Summary: Sacrifice and offering symbolize the worship of a people who fall short, who find forgiveness and, finding it, enjoy fellowship with the LORD. In these chapters a variety of sacrifices and offerings speak of that relationship.
RULES FOR SACRIFICES
“If a member of the community sins unintentionally and does what is forbidden in any of the LORD’s commands, he is guilty” (Lev. 4:27).
Sacrifice and offering symbolize the worship of a people who fall short, who find forgiveness and, finding it, enjoy fellowship with the LORD. In these chapters a variety of sacrifices and offerings speak of that relationship.
Definition of Key Terms
Sacrifices. Animal sacrifice was an element in Old Testament worship before God gave the Law to Moses. God Himself made history’s first sacrifice, killing two animals to provide clothing for Adam and Eve after they sinned (cf. Gen. 3:21).

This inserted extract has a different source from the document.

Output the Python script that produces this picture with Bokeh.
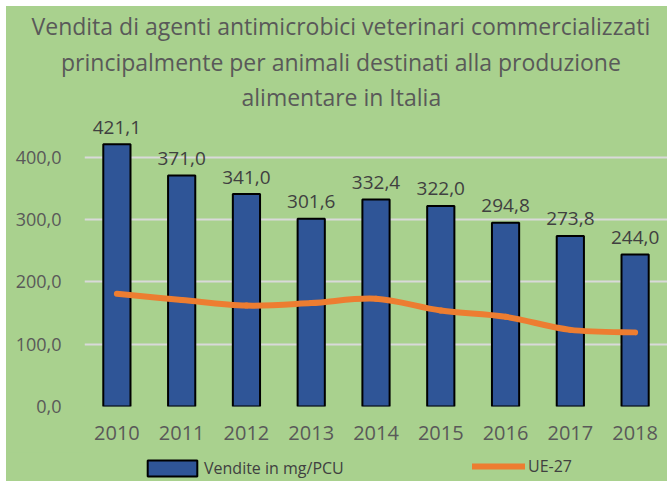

The sacrifices described in Leviticus 1–7 go beyond sacrifice for sin. The burnt offering symbolized complete dedication, and the fellowship offering symbolized intimate relationship. Each sacrifice called for the worshiper to lay his hands on the head of his offering, identifying himself with it in surrender of life to God.
What a healthy reminder for us. Jesus gave His life that we might be forgiven. But, as His people now, we should not live the life He redeemed for ourselves. Instead we should gladly commit ourselves to live for the LORD in dedication and holiness.
God gave Moses detailed instructions for the community on burnt offerings (1:1–17), grain offerings (2:1–16), fellowship offerings (3:1–17), sin offerings (4:1–5:13), and guilt offerings (v. 14–6:7) (see chart on page 72). God then gave Moses instructions for the priests who made these offerings (v. 8–7:21). Israel was not to eat animal fat or blood (vv. 22–27), and was to give parts of sacrificed animals to the priests (vv. 28–38).
Understanding the Text
“Bring as your offering” Lev. 1:1–17. The whole burnt offering was a voluntary sacrifice. It symbolized the commitment of the worshiper to God. It is an expression of thanks, an indication of the worshiper’s desire for fellowship with the LORD.
The shedding of blood speaks of atonement—of a covering for sin. But one thing set this offering apart. The entire animal, not just part of it, was to be consumed by fire.
For you and me too, dedication is voluntary. Salvation is ours when we accept Christ, the one Sacrifice of whom the entire Old Testament system speaks. But we have responded to Jesus fully only when we decide to dedicate our lives to the LORD too. Paul was probably thinking of the Old Testament whole burnt offering when he wrote in Romans 12:1, “I urge you, brothers, in view of God’s mercy, to offer your bodies as living sacrifices, holy and pleasing to God—which is your spiritual worship.”
“His offering is to be of fine flour” Lev. 2:1–16. The grain offering was to be ground fine, not whole or coarse. And it was to be mixed with olive oil, crushed from the fruit of that tree with great stones.
This offering, which was to be prepared by the worshiper, symbolizes the work of our hands. Atonement was by animal sacrifice, reminding us that nothing a person can do is sufficient to pay for his sins. Blood must be shed, a life surrendered. The grain offering reminds us that once atonement is made, what we do does count. We can use our redeemed life to work for Christ and His kingdom.